## Given task
Look below for the line containing "What React, TypeScript"; from there through the line containing "XAxis, YAxis, ErrorBar", both lines included, please set down each line exactly and nothing else.

## Material for the task
• • • •

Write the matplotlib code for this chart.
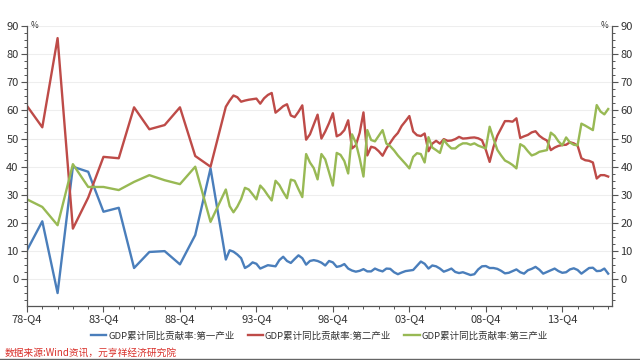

• • • •

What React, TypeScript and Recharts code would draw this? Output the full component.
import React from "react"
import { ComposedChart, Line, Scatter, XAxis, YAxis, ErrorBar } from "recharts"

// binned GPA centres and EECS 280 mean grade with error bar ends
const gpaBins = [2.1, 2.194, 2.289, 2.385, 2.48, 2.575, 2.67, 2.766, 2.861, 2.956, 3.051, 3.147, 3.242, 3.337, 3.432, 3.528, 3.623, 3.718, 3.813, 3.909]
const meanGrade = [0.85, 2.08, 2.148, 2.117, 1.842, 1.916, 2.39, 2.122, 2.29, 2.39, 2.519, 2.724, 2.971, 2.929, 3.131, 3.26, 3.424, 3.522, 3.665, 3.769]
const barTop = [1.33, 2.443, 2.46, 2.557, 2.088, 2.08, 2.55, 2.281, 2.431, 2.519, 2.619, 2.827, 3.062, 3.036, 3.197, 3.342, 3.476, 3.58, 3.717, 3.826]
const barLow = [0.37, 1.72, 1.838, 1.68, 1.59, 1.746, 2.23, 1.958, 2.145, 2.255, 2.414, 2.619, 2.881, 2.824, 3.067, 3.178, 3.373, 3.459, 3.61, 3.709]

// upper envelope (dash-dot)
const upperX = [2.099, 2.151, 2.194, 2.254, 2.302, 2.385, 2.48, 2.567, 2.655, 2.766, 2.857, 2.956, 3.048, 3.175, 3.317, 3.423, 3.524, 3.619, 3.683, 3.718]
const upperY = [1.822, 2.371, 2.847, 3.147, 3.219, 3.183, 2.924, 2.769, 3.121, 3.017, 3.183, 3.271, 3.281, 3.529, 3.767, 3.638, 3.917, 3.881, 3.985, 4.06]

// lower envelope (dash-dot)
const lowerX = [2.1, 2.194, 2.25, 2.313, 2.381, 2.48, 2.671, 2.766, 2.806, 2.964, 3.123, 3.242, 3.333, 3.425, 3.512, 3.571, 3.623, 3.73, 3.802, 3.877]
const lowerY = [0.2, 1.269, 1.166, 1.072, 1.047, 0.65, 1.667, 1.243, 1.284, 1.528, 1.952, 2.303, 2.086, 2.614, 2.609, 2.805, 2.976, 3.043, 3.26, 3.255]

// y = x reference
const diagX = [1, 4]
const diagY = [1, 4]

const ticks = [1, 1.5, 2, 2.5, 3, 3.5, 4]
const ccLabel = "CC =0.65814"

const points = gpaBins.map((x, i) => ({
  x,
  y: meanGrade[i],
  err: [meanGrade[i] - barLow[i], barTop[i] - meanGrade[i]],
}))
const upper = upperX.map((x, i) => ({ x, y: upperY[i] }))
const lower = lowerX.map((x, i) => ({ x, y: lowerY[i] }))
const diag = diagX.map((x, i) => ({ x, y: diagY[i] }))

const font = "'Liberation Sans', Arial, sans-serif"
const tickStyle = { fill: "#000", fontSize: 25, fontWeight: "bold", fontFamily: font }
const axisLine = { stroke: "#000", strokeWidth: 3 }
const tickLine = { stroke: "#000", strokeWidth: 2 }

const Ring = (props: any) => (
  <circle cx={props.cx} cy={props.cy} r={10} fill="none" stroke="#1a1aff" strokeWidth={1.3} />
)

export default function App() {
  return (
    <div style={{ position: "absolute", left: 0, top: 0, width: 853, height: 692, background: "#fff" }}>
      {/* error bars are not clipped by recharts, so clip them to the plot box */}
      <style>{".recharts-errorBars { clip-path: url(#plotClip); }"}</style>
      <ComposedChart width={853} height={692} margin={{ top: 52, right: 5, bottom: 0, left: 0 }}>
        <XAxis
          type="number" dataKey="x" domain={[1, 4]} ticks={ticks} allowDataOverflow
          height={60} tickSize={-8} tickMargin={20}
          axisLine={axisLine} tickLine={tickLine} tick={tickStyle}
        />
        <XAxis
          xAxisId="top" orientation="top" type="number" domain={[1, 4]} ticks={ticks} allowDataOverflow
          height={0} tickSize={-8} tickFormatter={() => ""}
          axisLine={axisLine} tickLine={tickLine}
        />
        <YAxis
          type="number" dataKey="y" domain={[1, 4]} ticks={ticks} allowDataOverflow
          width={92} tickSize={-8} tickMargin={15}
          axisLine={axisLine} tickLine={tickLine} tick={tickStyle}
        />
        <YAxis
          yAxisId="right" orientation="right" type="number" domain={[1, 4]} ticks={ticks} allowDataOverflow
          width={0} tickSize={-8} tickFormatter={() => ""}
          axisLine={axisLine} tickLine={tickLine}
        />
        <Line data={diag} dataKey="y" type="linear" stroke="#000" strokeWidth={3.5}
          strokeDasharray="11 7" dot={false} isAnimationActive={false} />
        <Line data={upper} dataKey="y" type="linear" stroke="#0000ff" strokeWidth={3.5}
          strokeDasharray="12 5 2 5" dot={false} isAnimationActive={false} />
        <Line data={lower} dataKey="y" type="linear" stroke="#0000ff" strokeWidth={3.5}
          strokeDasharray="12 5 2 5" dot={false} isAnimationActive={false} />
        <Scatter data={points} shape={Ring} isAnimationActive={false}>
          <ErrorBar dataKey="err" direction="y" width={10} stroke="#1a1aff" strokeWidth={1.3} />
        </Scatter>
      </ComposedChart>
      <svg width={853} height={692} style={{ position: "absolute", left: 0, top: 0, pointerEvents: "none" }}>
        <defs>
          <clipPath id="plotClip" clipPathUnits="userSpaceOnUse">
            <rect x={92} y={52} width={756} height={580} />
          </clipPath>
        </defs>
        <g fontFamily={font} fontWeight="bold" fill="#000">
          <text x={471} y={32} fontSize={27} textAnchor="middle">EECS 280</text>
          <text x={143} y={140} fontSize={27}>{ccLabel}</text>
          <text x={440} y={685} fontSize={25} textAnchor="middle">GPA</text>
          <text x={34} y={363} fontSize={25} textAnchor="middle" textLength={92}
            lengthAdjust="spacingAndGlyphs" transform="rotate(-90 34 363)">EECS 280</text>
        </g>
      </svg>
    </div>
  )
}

• • • •

## Solved exercise
What React, TypeScript and Recharts code would draw this? Output the full component.
import React from "react"
import { ComposedChart, Line, Scatter, XAxis, YAxis, ErrorBar } from "recharts"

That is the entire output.